The “Seinfeld” finale — which David, who had left the series, returned to write — was pilloried at the time, but if one watches it today, outside the heat of the show’s press-choreographed march to the finish line, it’s not bad. It’s just a bit sloppy. In that, it was already more like a generic episode of “Curb” than a generic episode of “Seinfeld” — and then the “Curb” finale just reiterated the formula. I’ll admit that I was surprised to realize that this “Curb” episode, in the present day, really was just doing the trial formula all over again, and that I was dismayed that the character witnesses, this time, were plucked generally though not exclusively from recent episodes. (“Seinfeld’s” witnesses, like the Soup Nazi, had the weight of having blossomed by popular mandate into TV history; “Curb’s” included Bruce Springsteen, talking about something that happened on last week’s episode; Alexander Vindman was also back, for some reason.)
“Seinfeld” ended with its characters confined to prison, put away on a technicality after years of abusing their fellow man. It’s prime Larry David, in that it seems like an ending David had in mind, toward which he constructed a series of events that made sense — sort of. “Curb’s” ending was still more confusing: Larry is convicted, but then let off on a technicality after the real-life Jerry Seinfeld sees a juror breaking sequester, spurring a mistrial ruling. Larry flies off into the sunset, with a relatively uninspired quarrel with Susie (Susie Essman) marking the end of this narrative. Earlier in the episode, David had made the barely-buried subtext of the series text: Confronting a child, he seems ready to tell him off or to deliver unsolicited parenting advice to his mother, before declaring, “I’m 76 years old, and I have never learned a lesson in my entire life.”
Jail can’t wake him up, but TV production might: One can read this episode as the response to lessons he learned from the response to the “Seinfeld” finale.
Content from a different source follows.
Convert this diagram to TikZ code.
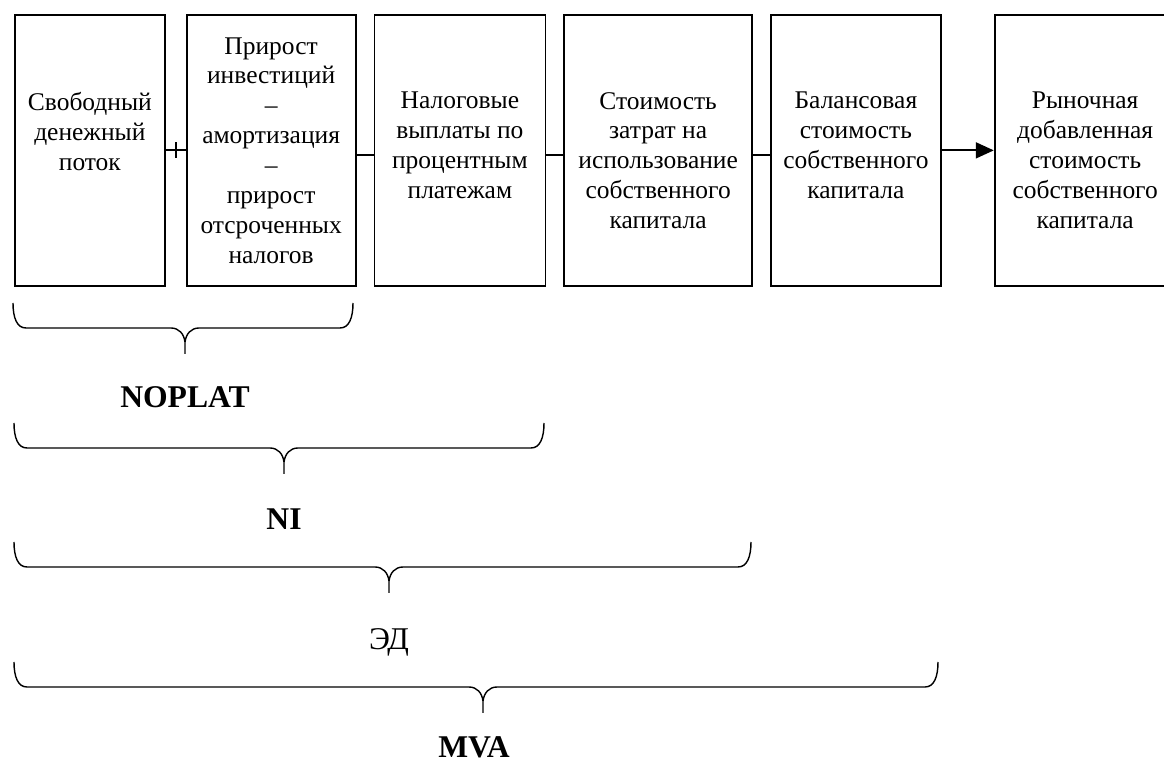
\documentclass[tikz,border=0pt]{standalone}
\usepackage{fontspec}
\setmainfont{Liberation Serif}
\usetikzlibrary{arrows.meta, positioning}

\newcommand\boxfont{\fontsize{14.5}{17}\selectfont}
\newcommand\lblfont{\fontsize{18}{20}\selectfont}
\newcommand\curlybrace[5]{%
  \draw[brc] (#1,#4) .. controls (#1,{#4-0.3}) and ({#1+0.08},{#4-0.5}) .. ({#1+0.26},{#4-0.5})
    -- ({#3-0.28},{#4-0.5}) .. controls ({#3-0.12},{#4-0.5}) and ({#3-0.02},{#4-0.62}) .. (#3,{#4-0.78})
    -- (#3,{#4-1.02}) coordinate (#5);
  \draw[brc] (#2,#4) .. controls (#2,{#4-0.3}) and ({#2-0.08},{#4-0.5}) .. ({#2-0.26},{#4-0.5})
    -- ({#3+0.28},{#4-0.5}) .. controls ({#3+0.12},{#4-0.5}) and ({#3+0.02},{#4-0.62}) .. (#3,{#4-0.78});
}

\begin{document}
\begin{tikzpicture}[
  node distance=0.34cm,
  stg/.style={draw, line width=1pt, inner sep=0pt, font=\boxfont,
    execute at begin node={\begin{minipage}[c][5.42cm][t]{#1}\centering\vspace*{44pt}},
    execute at end node={\end{minipage}}},
  stgmid/.style={draw, line width=1pt, inner sep=0pt, font=\boxfont,
    execute at begin node={\begin{minipage}[c][5.42cm][c]{#1}\centering},
    execute at end node={\end{minipage}}},
  conn/.style={draw, line width=1pt},
  brc/.style={line width=0.8pt},
  lbl/.style={inner sep=0pt, font=\lblfont\bfseries}
]
  \useasboundingbox (0,0) rectangle (23.28,-15.34);
  \node[stg=3.0cm, anchor=north west] (b1) at (0.28,-0.28) {Свободный\\денежный\\поток};
  \node[stgmid=3.38cm, right=0.4cm of b1] (b2) {Прирост\\инвестиций\\–\\амортизация\\–\\прирост\\отсроченных\\налогов};
  \node[stg=3.42cm, right=of b2] (b3) {Налоговые\\выплаты по\\процентным\\платежам};
  \node[stg=3.76cm, right=of b3] (b4) {Стоимость\\затрат на\\использование\\собственного\\капитала};
  \node[stg=3.4cm, right=of b4] (b5) {Балансовая\\стоимость\\собственного\\капитала};
  \node[stg=3.62cm, right=1.04cm of b5] (b6) {Рыночная\\добавленная\\стоимость\\собственного\\капитала};
  \draw[conn] (b1) -- coordinate (plus) (b2);
  \draw[conn] ([yshift=0.16cm]plus) -- ([yshift=-0.16cm]plus);
  \draw[conn] ([yshift=-0.1cm]b2.east) -- ([yshift=-0.1cm]b3.west);
  \draw[conn] ([yshift=-0.1cm]b3.east) -- ([yshift=-0.1cm]b4.west);
  \draw[conn] ([yshift=-0.1cm]b4.east) -- ([yshift=-0.1cm]b5.west);
  \draw[conn, -{Triangle[length=0.36cm, width=0.32cm]}] (b5) -- (b6);
  \curlybrace{0.26}{7.06}{3.70}{-6.06}{tip1}
  \curlybrace{0.28}{10.88}{5.68}{-8.46}{tip2}
  \curlybrace{0.28}{15.02}{7.78}{-10.84}{tip3}
  \curlybrace{0.28}{18.76}{9.66}{-13.24}{tip4}
  \node[lbl, below=0.64cm of tip1] (noplat) {NOPLAT};
  \node[lbl, below=0.68cm of tip2] (ni) {NI};
  \node[lbl, font=\lblfont, below=0.7cm of tip3] (ed) {ЭД};
  \node[lbl, below=0.46cm of tip4, xshift=-0.18cm] (mva) {MVA};
\end{tikzpicture}
\end{document}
And there are, indeed, moments of fun that were missing there — David and Seinfeld, walking out of prison together, remark how much more fun it would have been if Jerry, Elaine and the gang had gotten a similar last-minute reprieve. Ha-ha. And Essman has great moments elsewhere in the finale, before her appearance in the out-of-ideas final scene.
But the finale spoke, in the main, to both the strengths and weaknesses of “Curb” relative to what might — had he been less ambitious in the years after — have been David’s great work. “Seinfeld” was elastic for a network show, but it had its limits. “Curb,” which debuted as a regular series in 2000 after first airing as a special in 1999, is as old as this century, and has moved forward by perpetually pushing limits. It’s done a solid if not always optimally elegant job of tracking the evolving dinner-party trending topics over two decades. The show’s on-the-fly nature — with its wholly improvised conversations built around the loose outline of a plot — effectively invented a category of entertainment, but also means that the show is by its nature a blunt instrument. Larry and his friends are loopily, outrageously funny; they live out loud; they play games of one-upsmanship that are genuinely delightful to watch. But they are rarely sly.
This, as much as the West Coast-vs.-East Coast divide or the profanity allowed by premium cable, is what differentiates “Curb” from “Seinfeld” — on the latter series, (nearly) every episode’s final minutes had a pleasing, Swiss-watch quality, as the disparate storylines clicked neatly into place and the characters came back together once more. “Curb” has made a practice of bringing its episodes in for memorable landings, too, but its endings more frequently come as wild, who’d-have-thunk narrative swings. (This has become truer and truer in recent seasons, the construction of which has grown ever more lackadaisical.) On “Seinfeld,” one admires the logic; on “Curb,” one admires the audacity.
Which also meant that on “Seinfeld,” those who were not bitterly disappointed by the finale could appreciate a certain poetic logic to it. The only poetry to “Curb’s” finale was free verse. (It’s telling that on “Seinfeld’s” finale, we saw all the witnesses and got their stories placed in context; toward the end of “Curb’s” testimony against Larry, a prosecutor played by Greg Kinnear was just listing off things that had happened on a series that was improvisatory to the end.) Larry will be missed. But he may just deserve a break.